Construct an example of a topological space $(X,T)$ that is not sequential and is not $T_0$.

Preferably the example should not involve a pseudometric, a finite set $X$, or the trivial topology $\{X, \emptyset\}$

Answer 1

Let $Y=\omega_1+1$ with the order topology $\tau'$, and let $p$ be a point not in $Y$. Let $X=Y\cup\{p\}$, and let

$$\tau=\{U\in\tau':0\notin U\}\cup\big\{U\cup\{p\}:0\in U\in\tau'\big\}\;$$

then $\langle X,\tau\rangle$ is not $T_0$, because every open set contains either both or neither of the points $0$ and $p$, and it’s not sequential, because $X\setminus\{\omega_1\}$ is a sequentially closed set that is not closed.

Added: In case you’re not familiar with ordinals and their topology, here’s a simpler variant of the same basic idea.

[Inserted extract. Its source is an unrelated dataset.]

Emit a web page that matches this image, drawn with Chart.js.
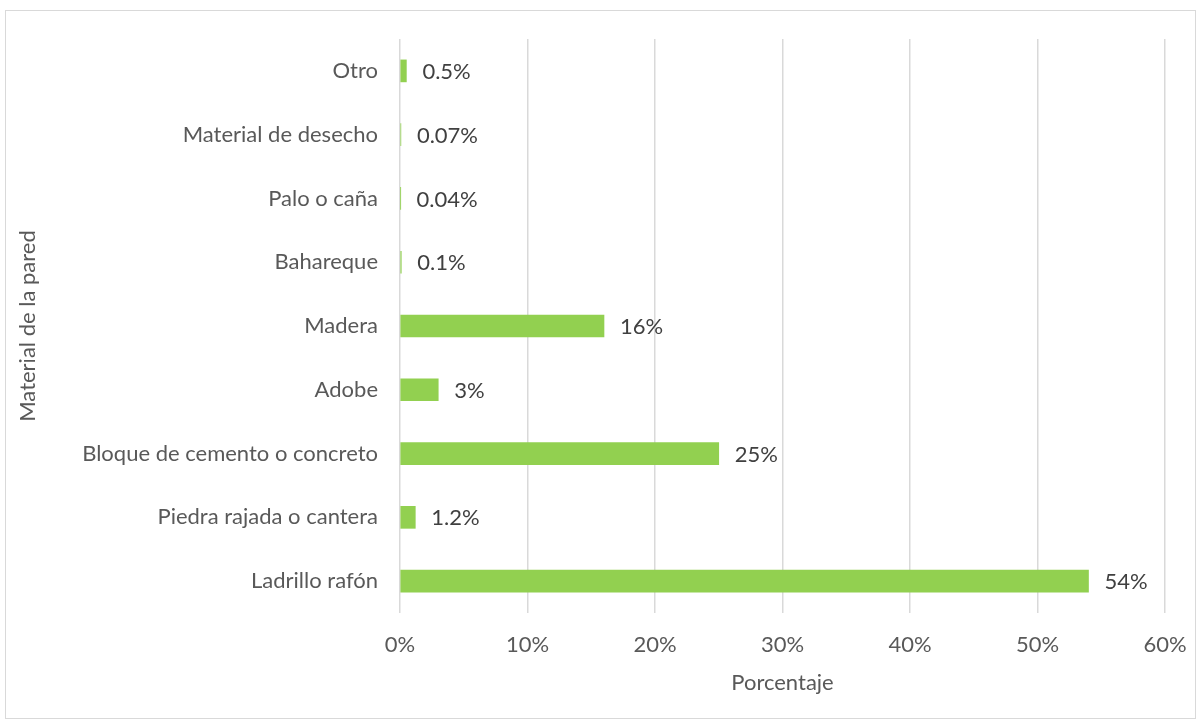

Let $Y$ be an uncountable set, $y_0$ and $y_1$ distinct points of $y$, and $p$ a point not in $Y$. Let $X=Y\cup\{p\}$, $\mathscr{U}=\wp(Y\setminus\{y_0,y_1\})$, and $\mathscr{V}=\big\{U\cup\{y_0,y_1\}:U\in\mathscr{U}\big\}$. Finally, let

$$\tau=\mathscr{U}\cup\mathscr{V}\cup\{X\setminus C:C\in\mathscr{U}\cup\mathscr{V}\text{ and }C\text{ is countable}\}\;;$$

then $\tau$ is a topology on $X$. Every member of $\tau$ contains either both or neither of the points $y_0$ and $y_1$, so $\langle X,\tau\rangle$ is not $T_0$. $Y$ is sequentially closed, since the convergent sequences in $Y$ are those that are eventually constant or eventually in the set $\{y_0,y_1\}$, but $p\in\operatorname{cl}_XY$, so $Y$ is not closed in $X$.